***** Given information *****
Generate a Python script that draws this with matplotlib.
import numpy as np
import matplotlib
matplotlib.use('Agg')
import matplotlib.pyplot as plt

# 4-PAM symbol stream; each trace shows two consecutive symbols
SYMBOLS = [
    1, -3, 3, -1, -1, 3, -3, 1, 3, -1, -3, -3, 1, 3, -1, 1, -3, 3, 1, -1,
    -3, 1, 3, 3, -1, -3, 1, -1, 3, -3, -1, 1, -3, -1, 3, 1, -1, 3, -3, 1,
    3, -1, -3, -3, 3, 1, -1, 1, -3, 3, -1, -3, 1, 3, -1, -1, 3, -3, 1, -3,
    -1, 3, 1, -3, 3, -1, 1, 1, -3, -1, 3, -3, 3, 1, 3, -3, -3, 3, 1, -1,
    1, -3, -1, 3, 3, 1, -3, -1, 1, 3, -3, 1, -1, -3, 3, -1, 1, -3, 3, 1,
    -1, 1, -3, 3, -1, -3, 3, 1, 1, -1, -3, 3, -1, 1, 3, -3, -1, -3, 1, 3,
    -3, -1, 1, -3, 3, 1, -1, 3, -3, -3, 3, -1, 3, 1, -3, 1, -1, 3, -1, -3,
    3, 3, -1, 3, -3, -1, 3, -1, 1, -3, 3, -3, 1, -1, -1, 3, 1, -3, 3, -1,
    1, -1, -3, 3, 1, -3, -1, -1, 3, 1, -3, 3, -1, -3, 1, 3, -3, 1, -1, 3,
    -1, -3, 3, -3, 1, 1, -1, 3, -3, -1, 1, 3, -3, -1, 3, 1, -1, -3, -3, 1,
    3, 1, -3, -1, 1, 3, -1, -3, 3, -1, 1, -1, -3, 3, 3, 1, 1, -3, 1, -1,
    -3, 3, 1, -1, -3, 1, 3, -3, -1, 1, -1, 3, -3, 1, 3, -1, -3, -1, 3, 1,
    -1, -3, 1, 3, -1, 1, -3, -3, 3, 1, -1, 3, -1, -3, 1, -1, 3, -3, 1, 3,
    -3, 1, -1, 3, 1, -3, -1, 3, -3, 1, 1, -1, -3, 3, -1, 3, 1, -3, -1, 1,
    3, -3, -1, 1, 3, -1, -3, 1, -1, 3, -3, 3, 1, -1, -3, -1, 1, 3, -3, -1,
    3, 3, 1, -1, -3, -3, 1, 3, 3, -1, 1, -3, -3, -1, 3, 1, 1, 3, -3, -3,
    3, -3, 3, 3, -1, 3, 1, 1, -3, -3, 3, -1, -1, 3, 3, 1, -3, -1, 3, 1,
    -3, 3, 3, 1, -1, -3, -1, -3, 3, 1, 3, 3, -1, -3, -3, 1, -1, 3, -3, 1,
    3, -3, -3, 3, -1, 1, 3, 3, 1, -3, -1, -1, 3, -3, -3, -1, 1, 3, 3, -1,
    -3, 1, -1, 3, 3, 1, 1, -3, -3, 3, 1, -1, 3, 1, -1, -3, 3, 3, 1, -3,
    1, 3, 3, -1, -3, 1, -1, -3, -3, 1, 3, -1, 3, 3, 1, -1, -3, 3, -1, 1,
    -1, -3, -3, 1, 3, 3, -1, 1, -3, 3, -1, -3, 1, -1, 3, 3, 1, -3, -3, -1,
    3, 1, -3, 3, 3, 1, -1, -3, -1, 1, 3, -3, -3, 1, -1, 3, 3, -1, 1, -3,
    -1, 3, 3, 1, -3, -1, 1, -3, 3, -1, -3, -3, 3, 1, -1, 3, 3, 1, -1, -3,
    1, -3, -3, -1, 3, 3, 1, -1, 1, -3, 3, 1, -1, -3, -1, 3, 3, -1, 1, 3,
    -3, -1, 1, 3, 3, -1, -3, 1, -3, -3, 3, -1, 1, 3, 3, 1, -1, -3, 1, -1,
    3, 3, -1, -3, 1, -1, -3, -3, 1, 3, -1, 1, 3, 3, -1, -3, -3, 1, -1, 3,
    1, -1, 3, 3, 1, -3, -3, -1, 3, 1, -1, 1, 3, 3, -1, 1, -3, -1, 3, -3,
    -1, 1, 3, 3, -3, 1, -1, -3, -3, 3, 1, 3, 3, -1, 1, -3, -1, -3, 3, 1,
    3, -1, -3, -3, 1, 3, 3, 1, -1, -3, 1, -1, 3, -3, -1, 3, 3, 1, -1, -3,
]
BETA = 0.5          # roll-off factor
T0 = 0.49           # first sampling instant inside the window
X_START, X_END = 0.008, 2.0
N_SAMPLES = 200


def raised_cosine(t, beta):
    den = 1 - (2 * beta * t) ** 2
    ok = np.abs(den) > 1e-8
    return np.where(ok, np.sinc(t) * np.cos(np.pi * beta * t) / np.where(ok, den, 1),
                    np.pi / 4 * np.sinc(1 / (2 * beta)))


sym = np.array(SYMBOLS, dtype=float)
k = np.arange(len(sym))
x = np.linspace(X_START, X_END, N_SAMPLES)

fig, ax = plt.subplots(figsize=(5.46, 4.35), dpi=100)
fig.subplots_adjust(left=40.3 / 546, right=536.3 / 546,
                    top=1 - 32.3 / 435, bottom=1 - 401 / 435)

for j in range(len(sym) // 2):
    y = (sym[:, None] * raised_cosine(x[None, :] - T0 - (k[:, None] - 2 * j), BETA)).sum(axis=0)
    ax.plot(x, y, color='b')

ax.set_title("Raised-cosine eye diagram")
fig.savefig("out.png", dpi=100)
*****
◆ Given instruction
Reprint the data above from the opening line to the line holding "import matplotlib.pyplot as plt", inclusive, and nothing else.

◆ Answer to this task
Generate a Python script that draws this with matplotlib.
import numpy as np
import matplotlib
matplotlib.use('Agg')
import matplotlib.pyplot as plt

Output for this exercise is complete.